WHAT THE TASK ASKS: Identify and copy all lines of the material where the string "with" is found.

DATASET EXTRACT:

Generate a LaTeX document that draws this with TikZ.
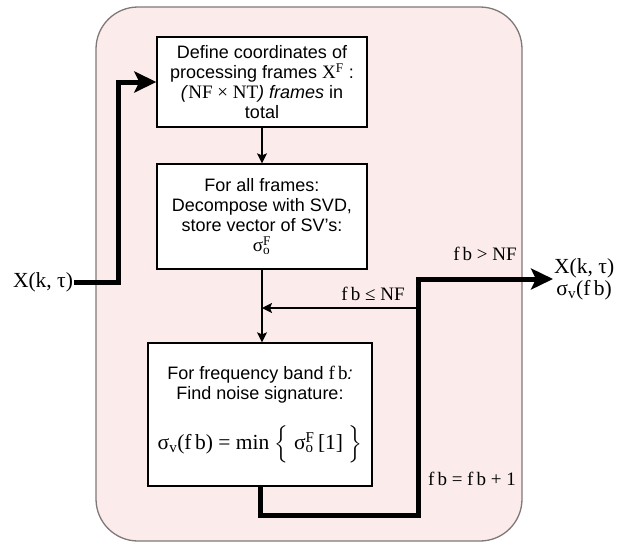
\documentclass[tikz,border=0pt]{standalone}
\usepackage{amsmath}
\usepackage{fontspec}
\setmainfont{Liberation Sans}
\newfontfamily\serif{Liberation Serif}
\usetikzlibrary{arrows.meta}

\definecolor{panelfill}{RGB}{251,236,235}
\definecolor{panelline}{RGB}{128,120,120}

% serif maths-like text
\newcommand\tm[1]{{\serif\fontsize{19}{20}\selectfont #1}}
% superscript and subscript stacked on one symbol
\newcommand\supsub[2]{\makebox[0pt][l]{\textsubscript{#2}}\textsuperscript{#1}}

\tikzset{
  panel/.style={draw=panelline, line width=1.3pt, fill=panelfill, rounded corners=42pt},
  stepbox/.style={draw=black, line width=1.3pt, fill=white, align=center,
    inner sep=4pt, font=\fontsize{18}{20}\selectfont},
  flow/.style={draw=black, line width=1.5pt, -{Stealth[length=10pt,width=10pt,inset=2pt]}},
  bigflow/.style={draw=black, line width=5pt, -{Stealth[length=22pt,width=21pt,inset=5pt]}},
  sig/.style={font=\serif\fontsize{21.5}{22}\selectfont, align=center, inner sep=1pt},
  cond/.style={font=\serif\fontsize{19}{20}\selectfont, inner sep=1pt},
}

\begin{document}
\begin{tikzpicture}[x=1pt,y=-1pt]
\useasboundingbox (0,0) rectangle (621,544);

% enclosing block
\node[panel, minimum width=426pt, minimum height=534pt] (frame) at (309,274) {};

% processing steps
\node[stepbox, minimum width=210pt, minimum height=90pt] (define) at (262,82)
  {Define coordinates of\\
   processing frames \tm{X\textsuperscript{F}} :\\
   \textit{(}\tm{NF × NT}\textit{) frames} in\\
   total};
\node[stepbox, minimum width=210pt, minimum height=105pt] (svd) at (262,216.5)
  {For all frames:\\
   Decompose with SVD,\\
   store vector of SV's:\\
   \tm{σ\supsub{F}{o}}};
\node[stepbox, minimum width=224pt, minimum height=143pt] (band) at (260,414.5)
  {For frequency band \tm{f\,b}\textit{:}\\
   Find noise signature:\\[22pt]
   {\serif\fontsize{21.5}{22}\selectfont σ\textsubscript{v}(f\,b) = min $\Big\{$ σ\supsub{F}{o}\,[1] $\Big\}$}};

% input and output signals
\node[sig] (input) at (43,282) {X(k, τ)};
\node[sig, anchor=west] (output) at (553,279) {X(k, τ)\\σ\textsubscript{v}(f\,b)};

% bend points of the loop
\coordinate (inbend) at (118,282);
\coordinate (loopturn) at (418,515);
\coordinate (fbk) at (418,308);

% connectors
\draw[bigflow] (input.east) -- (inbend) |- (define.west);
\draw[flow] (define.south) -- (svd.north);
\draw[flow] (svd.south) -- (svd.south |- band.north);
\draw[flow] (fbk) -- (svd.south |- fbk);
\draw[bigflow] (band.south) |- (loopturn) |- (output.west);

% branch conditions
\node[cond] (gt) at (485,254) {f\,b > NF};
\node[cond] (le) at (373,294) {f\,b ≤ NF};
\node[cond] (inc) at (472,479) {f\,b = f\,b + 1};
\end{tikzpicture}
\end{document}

TASK SOLUTION:
Generate a LaTeX document that draws this with TikZ.
   Decompose with SVD,\\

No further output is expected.